Le Covid aura-t-il la peau du Parlement strasbourgeois ?
Le médiateur européen vient d'adresser une fin de non-recevoir à la plainte, relative à l'absence de sessions strasbourgeoises du Parlement européen, que lui a adressée le président de la collectivité européenne d'Alsace.
L'édition 2021 de la Journée de l'Europe, célébrée ce 9 mai, risque d'être bien amère pour les partisans du Parlement européen à Strasbourg.

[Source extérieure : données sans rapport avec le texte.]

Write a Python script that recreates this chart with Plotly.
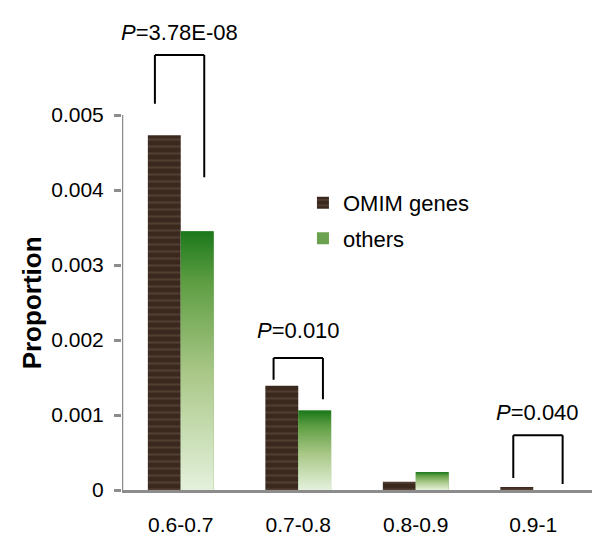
import plotly.graph_objects as go

categories = ["0.6-0.7", "0.7-0.8", "0.8-0.9", "0.9-1"]
omim = [0.00473, 0.00139, 0.00011, 0.00004]
others = [0.00345, 0.00106, 0.00024, 0.0]
y_ticks = [0, 0.001, 0.002, 0.003, 0.004, 0.005]
y_tick_labels = ["0", "0.001", "0.002", "0.003", "0.004", "0.005"]

# significance brackets
p_texts = ["3.78E-08", "0.010", "0.040"]
p_cat = [0, 1, 3]
p_left_bottom = [0.00515, 0.00147, 0.00016]
p_right_bottom = [0.00417, 0.00121, 0.00008]
p_top = [0.0058, 0.00176, 0.00073]
p_text_y = [0.0061, 0.00213, 0.00103]
leg_left_off = [-0.22, -0.21, -0.17]
leg_right_off = [0.2, 0.21, 0.25]

BW = 0.28
FONT = "Arial, Liberation Sans, sans-serif"
xs = list(range(len(categories)))

fig = go.Figure()
fig.add_trace(go.Bar(
    x=xs, y=omim, name="OMIM genes", width=BW, offset=-BW,
    marker=dict(color="#3d2b20", line=dict(width=0),
                pattern=dict(shape="-", fgcolor="#6a5443", bgcolor="#3b291f", size=7, solidity=0.3)),
    legendgroup="a",
))
fig.add_trace(go.Bar(
    x=xs, y=others, name="others", width=BW, offset=0,
    marker=dict(color="#6aa24f", line=dict(width=0)),
    legendgroup="b",
))
green_scale = [[0, "#e4f1dc"], [0.45, "#aac888"], [0.8, "#5f9e43"], [1, "#1b781b"]]
for i, v in enumerate(others):
    if v <= 0:
        continue
    fig.add_trace(go.Scatter(
        x=[i, i + BW, i + BW, i, i], y=[0, 0, v, v, 0], mode="lines",
        line=dict(width=0), fill="toself",
        fillgradient=dict(type="vertical", colorscale=green_scale),
        showlegend=False, hoverinfo="skip",
    ))

for k in range(len(p_texts)):
    c = p_cat[k]
    xl = c + leg_left_off[k]
    xr = c + leg_right_off[k]
    for (x0, y0, x1, y1) in [(xl, p_left_bottom[k], xl, p_top[k]),
                             (xl, p_top[k], xr, p_top[k]),
                             (xr, p_top[k], xr, p_right_bottom[k])]:
        fig.add_shape(type="line", x0=x0, y0=y0, x1=x1, y1=y1, xref="x", yref="y",
                      line=dict(color="black", width=2))
    fig.add_annotation(x=(xl + xr) / 2, y=p_text_y[k], xref="x", yref="y",
                       text="<i>P</i>=" + p_texts[k], showarrow=False,
                       font=dict(size=22, color="black", family=FONT))

# y axis line only over tick range
fig.add_shape(type="line", x0=-0.5, x1=-0.5, y0=0, y1=y_ticks[-1], xref="x", yref="y",
              line=dict(color="#8c8c8c", width=2.5))

fig.add_annotation(x=-0.228, y=0.0025, xref="paper", yref="y", text="<b>Proportion</b>",
                   textangle=-90, showarrow=False, font=dict(size=26, color="black", family=FONT))

fig.update_layout(
    width=600, height=552,
    margin=dict(l=122, r=8, t=10, b=62),
    paper_bgcolor="white", plot_bgcolor="white",
    font=dict(family=FONT, color="black", size=21),
    showlegend=True,
    legend=dict(x=0.385, y=0.642, xanchor="left", yanchor="top", font=dict(size=22),
                bgcolor="rgba(0,0,0,0)", traceorder="grouped", tracegroupgap=4,
                itemwidth=30),
    barmode="overlay",
    xaxis=dict(range=[-0.5, 3.5], tickvals=xs, ticktext=categories, showline=True,
               linecolor="#8c8c8c", linewidth=2.5, ticks="", showgrid=False, zeroline=False,
               tickfont=dict(size=21), ticklabelstandoff=14, automargin=False),
    yaxis=dict(range=[0, 0.0064], tickvals=y_ticks, ticktext=y_tick_labels, showline=False,
               ticks="outside", ticklen=7, tickwidth=2.5, tickcolor="#8c8c8c", showgrid=False,
               zeroline=False, tickfont=dict(size=21), ticklabelstandoff=6, automargin=False),
)

fig.write_html("out.html", config={"displayModeBar": False},
               post_script="document.body.style.margin='0';")
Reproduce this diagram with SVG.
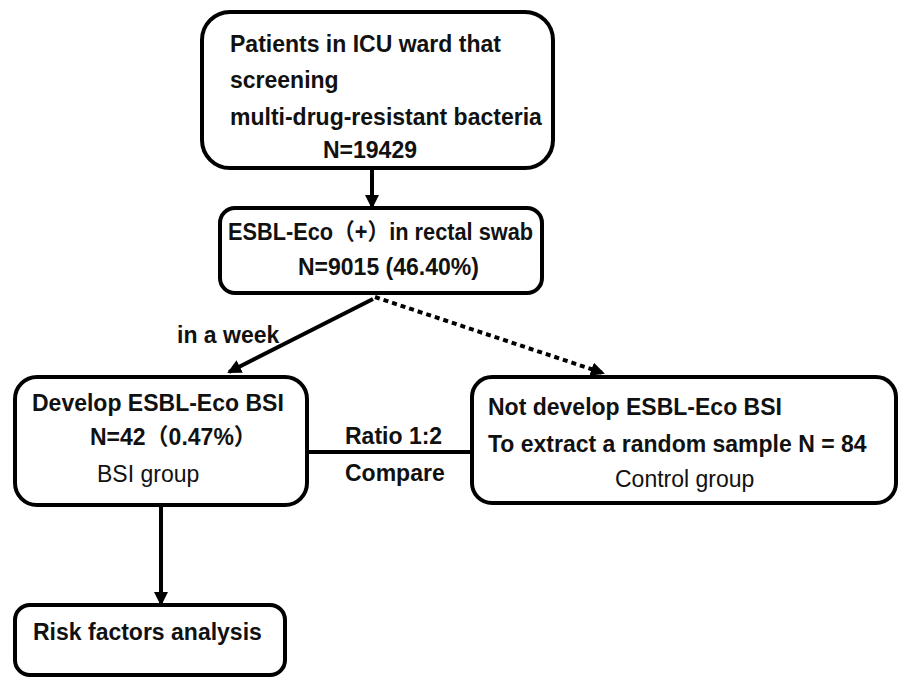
<svg xmlns="http://www.w3.org/2000/svg" width="899" height="678" viewBox="0 0 899 678">
<style>
.box{fill:#fff;stroke:#000;stroke-width:4}
.b{font-family:"Liberation Sans","Noto Sans CJK SC",Arial,sans-serif;font-weight:bold;font-size:23px;fill:#111}
.r{font-family:"Liberation Sans","Noto Sans CJK SC",Arial,sans-serif;font-size:23px;fill:#111}
.ln{stroke:#000;stroke-width:4;fill:none}
</style>
<defs>
<marker id="ah" markerWidth="14" markerHeight="14" refX="12" refY="7" orient="auto" markerUnits="userSpaceOnUse" viewBox="0 0 14 14">
<path d="M0,0 L14,7 L0,14 Z" fill="#000"/>
</marker>
</defs>
<rect width="899" height="678" fill="#fff"/>
<g id="connectors">
<line class="ln" x1="372" y1="168" x2="372" y2="207" marker-end="url(#ah)"/>
<line class="ln" x1="373" y1="299" x2="229" y2="372" marker-end="url(#ah)"/>
<line class="ln" x1="375" y1="297" x2="603" y2="373" stroke-width="4.5" stroke-dasharray="5 4" marker-end="url(#ah)"/>
<line class="ln" x1="307" y1="452" x2="472" y2="452"/>
<line class="ln" x1="161" y1="505" x2="161" y2="604" marker-end="url(#ah)"/>
<text class="b" x="177" y="343">in a week</text>
<text class="b" x="345" y="444">Ratio 1:2</text>
<text class="b" x="345" y="481">Compare</text>
</g>
<g id="n1">
<rect class="box" x="202" y="12" width="351" height="156" rx="28"/>
<text class="b" x="230" y="52">Patients in ICU ward that</text>
<text class="b" x="230" y="88">screening</text>
<text class="b" x="230" y="125">multi-drug-resistant bacteria</text>
<text class="b" x="323" y="158">N=19429</text>
</g>
<g id="n2">
<rect class="box" x="220" y="208" width="322" height="85" rx="15"/>
<text class="b" x="228" y="240" textLength="305" lengthAdjust="spacingAndGlyphs">ESBL-Eco（+）in rectal swab</text>
<text class="b" x="298" y="275">N=9015 (46.40%)</text>
</g>
<g id="n3">
<rect class="box" x="15" y="377" width="292" height="128" rx="22"/>
<text class="b" x="32" y="411">Develop ESBL-Eco BSI</text>
<text class="b" x="90" y="445">N=42（0.47%）</text>
<text class="r" x="97" y="482">BSI group</text>
</g>
<g id="n4">
<rect class="box" x="472" y="377" width="424" height="126" rx="20"/>
<text class="b" x="488" y="415">Not develop ESBL-Eco BSI</text>
<text class="b" x="488" y="452">To extract a random sample N = 84</text>
<text class="r" x="615" y="487">Control group</text>
</g>
<g id="n5">
<rect class="box" x="15" y="605" width="270" height="70" rx="15"/>
<text class="b" x="33" y="640">Risk factors analysis</text>
</g>
</svg>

Dans un courrier daté du 5 mai, dont a pu prendre connaissance Localtis, la médiatrice européenne Emily O'Reilly vient en effet d'adresser une fin de non-recevoir à la plainte contre le Parlement européen que lui avait adressée le président de la collectivité européenne d'Alsace.
En cause, l'absence de sessions strasbourgeoises du Parlement européen depuis février 2020 – motif pris de la crise du Covid – en violation du protocole (n° 6) du traité sur le fonctionnement de l'Union européenne. Si la médiatrice souligne, c'est heureux, que "les principes de bonne administration requièrent […] que les autorités respectent leurs obligations juridiques", elle estime que "le Parlement, comme toute autre institution, est investi d’un pouvoir d’organisation interne lui permettant de prendre des mesures appropriées en vue d’assurer son bon fonctionnement et le déroulement de ses procédures". Le piquant est que la médiatrice tire cette conclusion en se référant explicitement à une décision de la Cour de justice de l'Union européenne (CJUE) du 13 décembre 2012… qui relativisait la portée de ce pouvoir (pt 60), et condamnait in fine le Parlement européen faute d'avoir fixé douze sessions plénières à Strasbourg pour les années 2012 et 2013.
Qui ne cherche pas… ne trouve pas ?
En l'espèce, la médiatrice considère que "toute décision sur ce qui constitue des mesures appropriées implique nécessairement une certaine marge d’appréciation qui se fonde notamment sur les données disponibles en matière médicale et de santé publique". Or, ajoute-t-elle, "le médiateur européen n'est pas en mesure d'examiner les données médicales disponibles", mais seulement d'"examiner si les mesures prises par le Parlement ont manifestement dépassé les limites de son pouvoir d’appréciation". N'ayant "trouvé aucun élément indiquant que tel est le cas", elle "n'estime pas justifié de procéder à une enquête".
Vers un nouveau contentieux ?
Plus que jamais, un recours auprès de la CJUE semble inéluctable. C'est en tout cas ce que plusieurs élus de toute sensibilité (Fabienne Keller de Renew Europe, David Cormand des Verts, Evelyne Gebhardt des Socialistes, Anne Sander du PPE) et personnalités de la société civile (les présidents de l'Institut Jacques-Delors, de la fondation Robert-Schman, de l'université de Strasbourg…) viennent de réclamer au secrétaire d'État aux Affaires européennes Clément Beaune, dans une lettre ouverte publiée par les Dernières Nouvelles d'Alsace le 3 mai. Dans un courrier du 21 avril dernier, treize députés, sénateurs ou parlementaires européens avaient également enjoint le président de la République d'aller au-delà de la défense du respect des traités pour "redonner du contenu à Strasbourg, déshabillée au fil des années". "Le moment est venu pour la France d’exiger l’installation à Strasbourg, en permanence et de manière définitive, d’une partie du personnel du Parlement européen, celui nécessaire à la plénière ainsi que les fonctions relatives à la communication et à la diplomatie", plaidaient notamment les élus. Un défi de taille, alors que la lettre qu'Emmanuel Macron avait adressée au président du Parlement européen le 23 septembre dernier l'exhortant à "mettre sans délai le retour à la normalité institutionnelle" reste toujours sans effet.